# My first Asta fry!



## football mom (Feb 19, 2006)

I stripped these little guys from two of my A. latifasciata females today.


----------



## BRANT13 (Feb 18, 2009)

very cool....pics of the rents?


----------



## football mom (Feb 19, 2006)

The photo quality is bad, I have an old point and shoot camera, and these fish move really fast!
The colors on the male are a lot nicer in realy life..

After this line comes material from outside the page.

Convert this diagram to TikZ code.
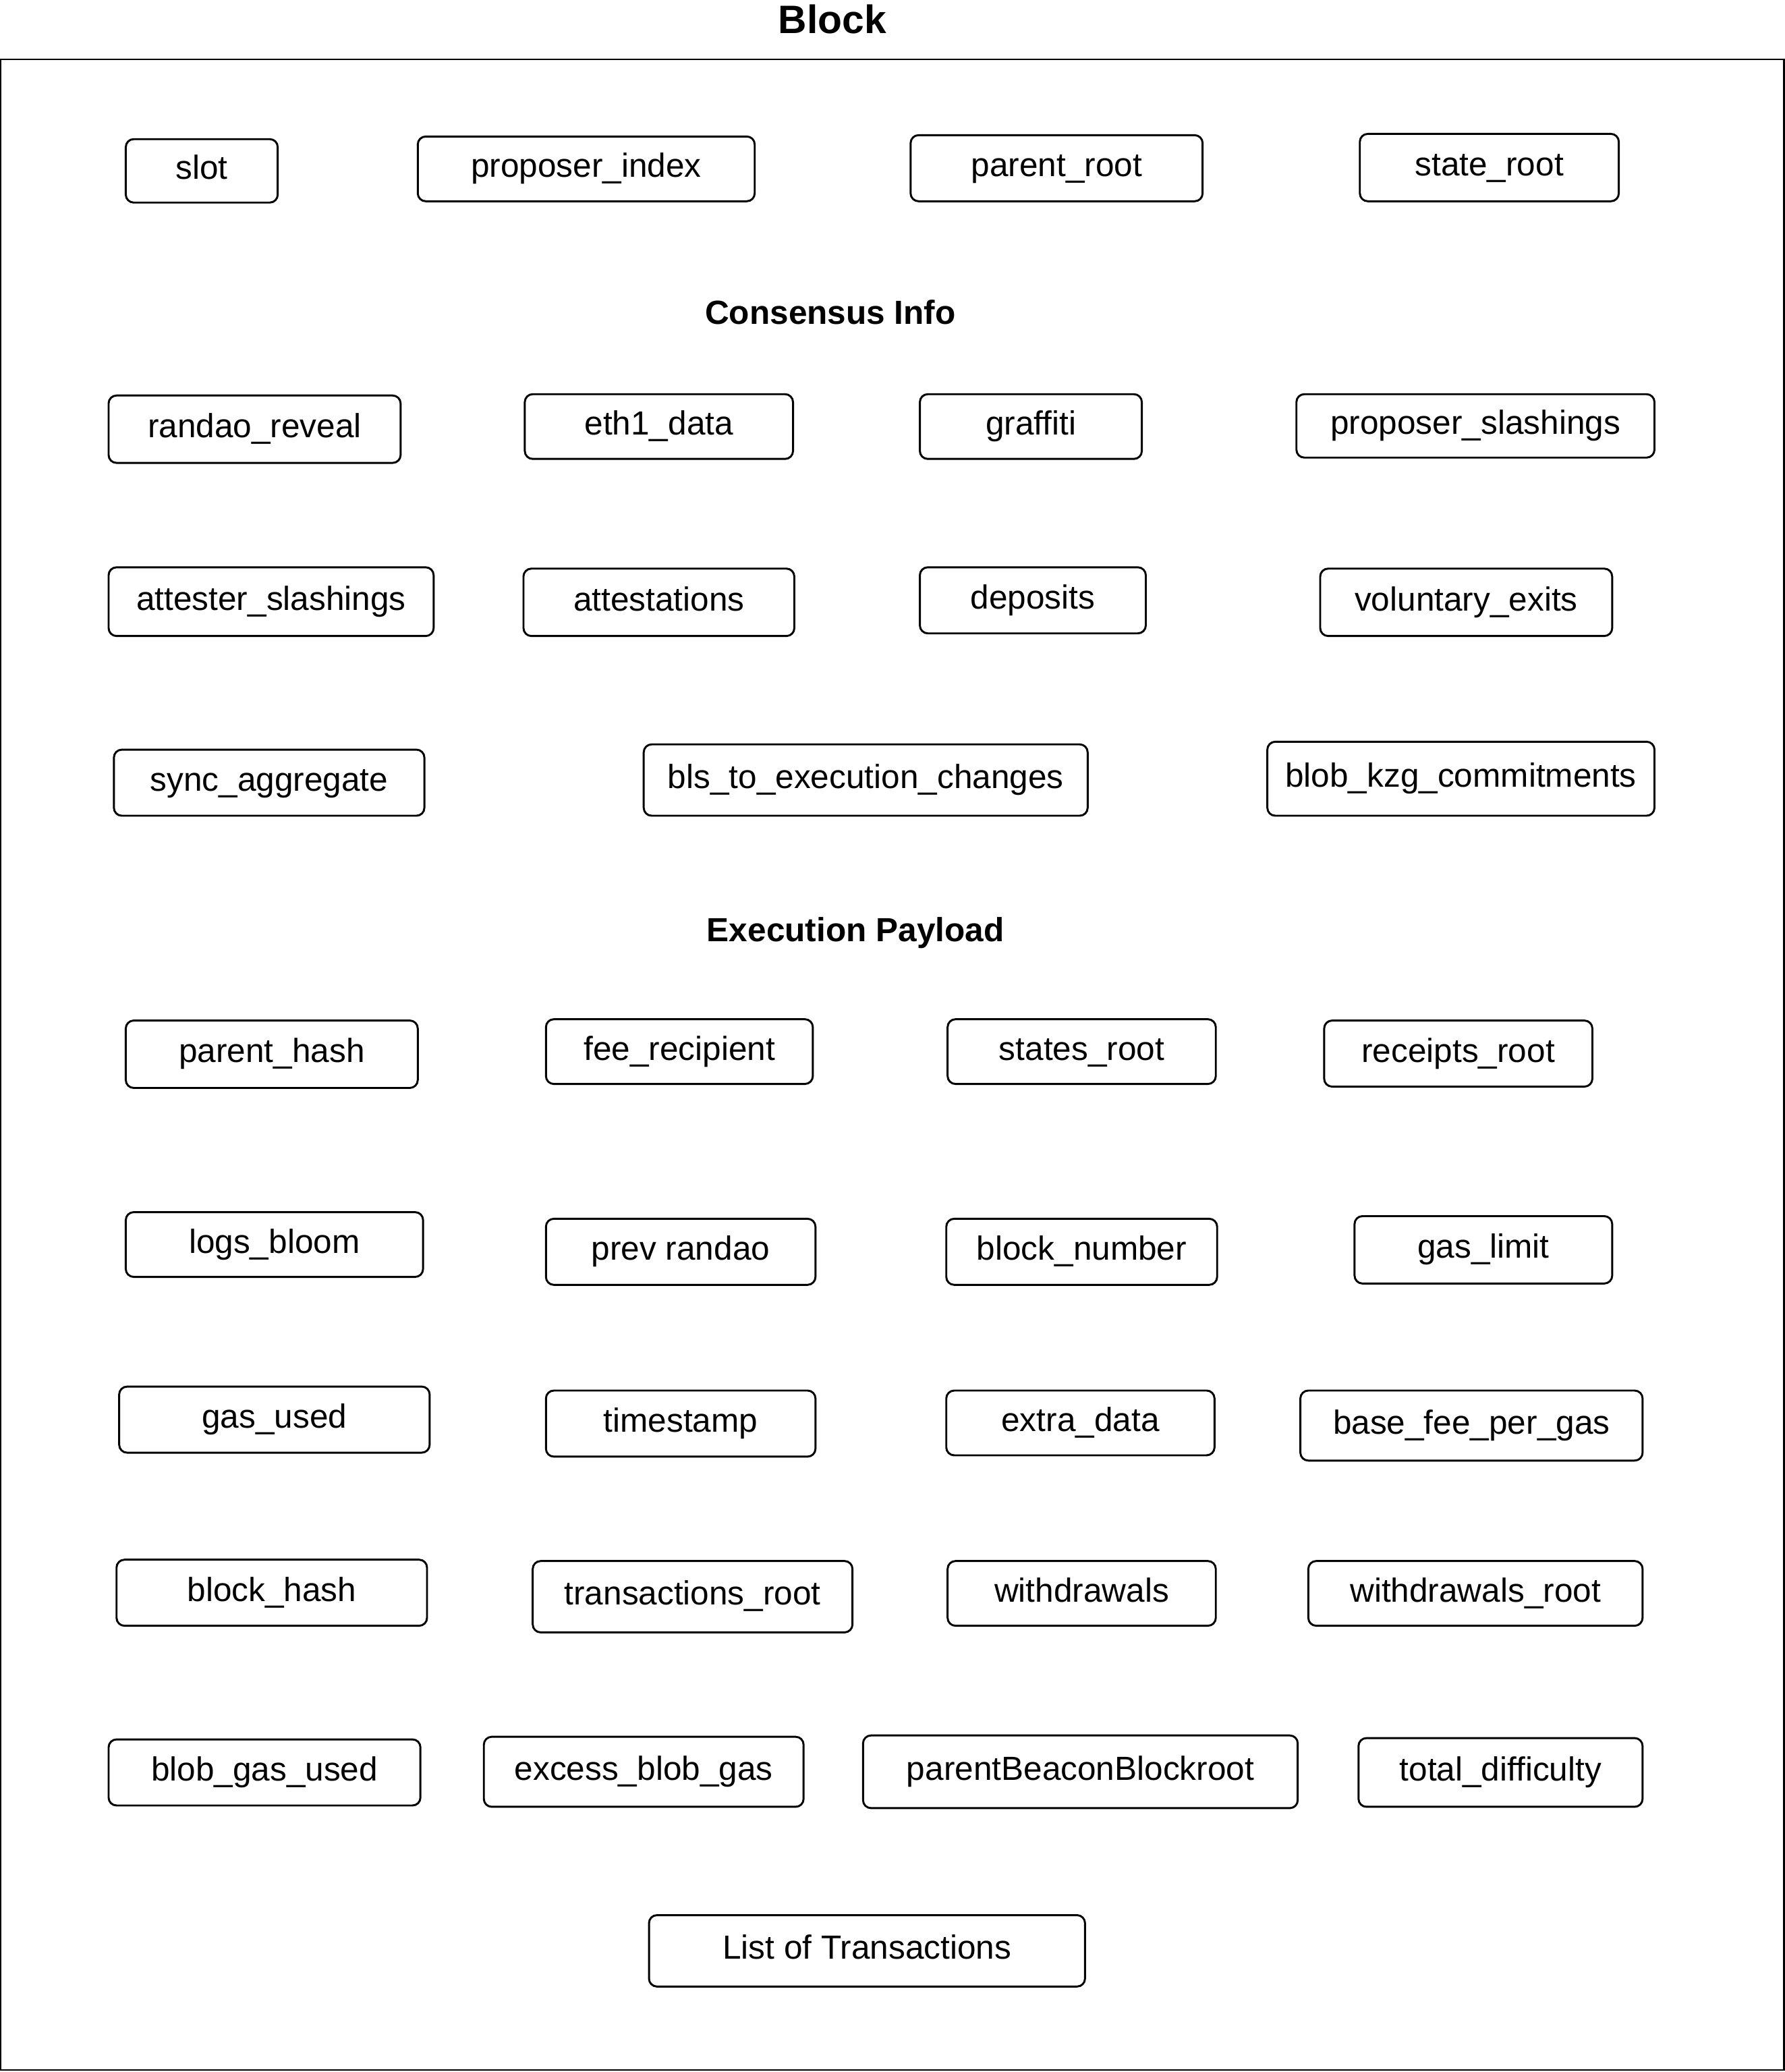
\documentclass[tikz,border=0pt]{standalone}
\usepackage{fontspec}
\setmainfont{Liberation Sans}
\begin{document}
\begin{tikzpicture}[x=1pt,y=-1pt,
  fld/.style={draw, rounded corners=6pt, line width=1.5pt, inner sep=0pt,
    font=\fontsize{25.3}{30}\selectfont, text height=19pt, text depth=6.3pt},
  hdr/.style={font=\fontsize{25.3}{30}\selectfont\bfseries, inner sep=0pt, anchor=base},
  frame/.style={draw, line width=1.2pt}]
\useasboundingbox (0,0) rectangle (1351,1568);
\draw[frame] (0.6,45) rectangle (1350.2,1566.6);
\node[hdr, font=\fontsize{30}{36}\selectfont\bfseries] (title) at (630,25.5) {Block};
% row 1
\node[fld, minimum width=115, minimum height=48] (slot) at (152.7,129.3) {slot};
\node[fld, minimum width=255, minimum height=49] (propidx) at (443.7,127.8) {proposer\_index};
\node[fld, minimum width=221, minimum height=50] (parroot) at (799.7,127.3) {parent\_root};
\node[fld, minimum width=196, minimum height=51] (stroot) at (1127.2,126.8) {state\_root};
\node[hdr] (cons) at (628.5,245.3) {Consensus Info};
% row 2
\node[fld, minimum width=221, minimum height=51] (randao) at (192.7,324.8) {randao\_reveal};
\node[fld, minimum width=203, minimum height=49] (eth1) at (498.7,322.8) {eth1\_data};
\node[fld, minimum width=168, minimum height=49] (graffiti) at (780.2,322.8) {graffiti};
\node[fld, minimum width=271, minimum height=48] (propsl) at (1116.7,322.3) {proposer\_slashings};
% row 3
\node[fld, minimum width=246, minimum height=52] (attsl) at (205.2,455.3) {attester\_slashings};
\node[fld, minimum width=205, minimum height=51] (atts) at (498.7,455.8) {attestations};
\node[fld, minimum width=171, minimum height=50] (deps) at (781.7,454.3) {deposits};
\node[fld, minimum width=221, minimum height=51] (volex) at (1109.7,455.8) {voluntary\_exits};
% row 4
\node[fld, minimum width=235, minimum height=50] (syncagg) at (203.7,592.3) {sync\_aggregate};
\node[fld, minimum width=336, minimum height=54] (bls) at (655.2,590.3) {bls\_to\_execution\_changes};
\node[fld, minimum width=293, minimum height=56] (kzg) at (1105.7,589.3) {blob\_kzg\_commitments};
\node[hdr] (exec) at (647.5,712.3) {Execution Payload};
% row 5
\node[fld, minimum width=221, minimum height=51] (parhash) at (205.7,797.8) {parent\_hash};
\node[fld, minimum width=202, minimum height=49] (feerec) at (514.2,795.8) {fee\_recipient};
\node[fld, minimum width=203, minimum height=49] (stsroot) at (818.7,795.8) {states\_root};
\node[fld, minimum width=203, minimum height=50] (rcroot) at (1103.7,797.3) {receipts\_root};
% row 6
\node[fld, minimum width=225, minimum height=49] (logs) at (207.7,941.8) {logs\_bloom};
\node[fld, minimum width=204, minimum height=50] (prevr) at (515.2,947.3) {prev randao};
\node[fld, minimum width=205, minimum height=50] (blknum) at (818.7,947.3) {block\_number};
\node[fld, minimum width=195, minimum height=51] (gaslim) at (1122.7,945.8) {gas\_limit};
% row 7
\node[fld, minimum width=235, minimum height=50] (gasused) at (207.7,1074.3) {gas\_used};
\node[fld, minimum width=204, minimum height=50] (tstamp) at (515.2,1077.3) {timestamp};
\node[fld, minimum width=203, minimum height=49] (extra) at (817.7,1076.8) {extra\_data};
\node[fld, minimum width=259, minimum height=53] (basefee) at (1113.7,1078.8) {base\_fee\_per\_gas};
% row 8
\node[fld, minimum width=235, minimum height=50] (blkhash) at (205.7,1205.3) {block\_hash};
\node[fld, minimum width=242, minimum height=54] (txroot) at (524.2,1208.3) {transactions\_root};
\node[fld, minimum width=203, minimum height=49] (wdr) at (818.7,1205.8) {withdrawals};
\node[fld, minimum width=253, minimum height=49] (wdroot) at (1116.7,1205.8) {withdrawals\_root};
% row 9
\node[fld, minimum width=236, minimum height=50] (blobused) at (200.2,1341.3) {blob\_gas\_used};
\node[fld, minimum width=242, minimum height=53] (excess) at (487.2,1340.8) {excess\_blob\_gas};
\node[fld, minimum width=329, minimum height=55] (pbbr) at (817.7,1340.8) {parentBeaconBlockroot};
\node[fld, minimum width=215, minimum height=52] (totdiff) at (1135.7,1341.3) {total\_difficulty};
% last
\node[fld, minimum width=330, minimum height=54] (txlist) at (656.2,1476.3) {List of Transactions};
\end{tikzpicture}
\end{document}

Here's one of the moms when she was holding:










Here's the dad:


----------



## css virginia (Jan 29, 2007)

You have a good number of them. If you wish--As they mature-you might be able to trade them in for store credit.!! 8)


----------



## BRANT13 (Feb 18, 2009)

Really cool....i like the red and yellow


----------



## football mom (Feb 19, 2006)

Since that first post, I now have well over 100 A. latifasciata fry, I had to move them into my 4 foot 33 long tank. And I have more holding! These guys are baby making machines!


----------



## BRANT13 (Feb 18, 2009)

what do u plan on doing with all the little ones? Congrats again =D>


----------



## football mom (Feb 19, 2006)

Well, providing they make to sell-able size, (a lot can happen before then) I plan to donate some of them to the Hill Country
Cichlid Club, and hopefully will have some to sell/swap to a couple of lfs, or sell/trade to other hobbyists. I have some nice juvie labs ready to go now, some demasoni and multis also, and 
should have some Rusty fry pretty soon.


----------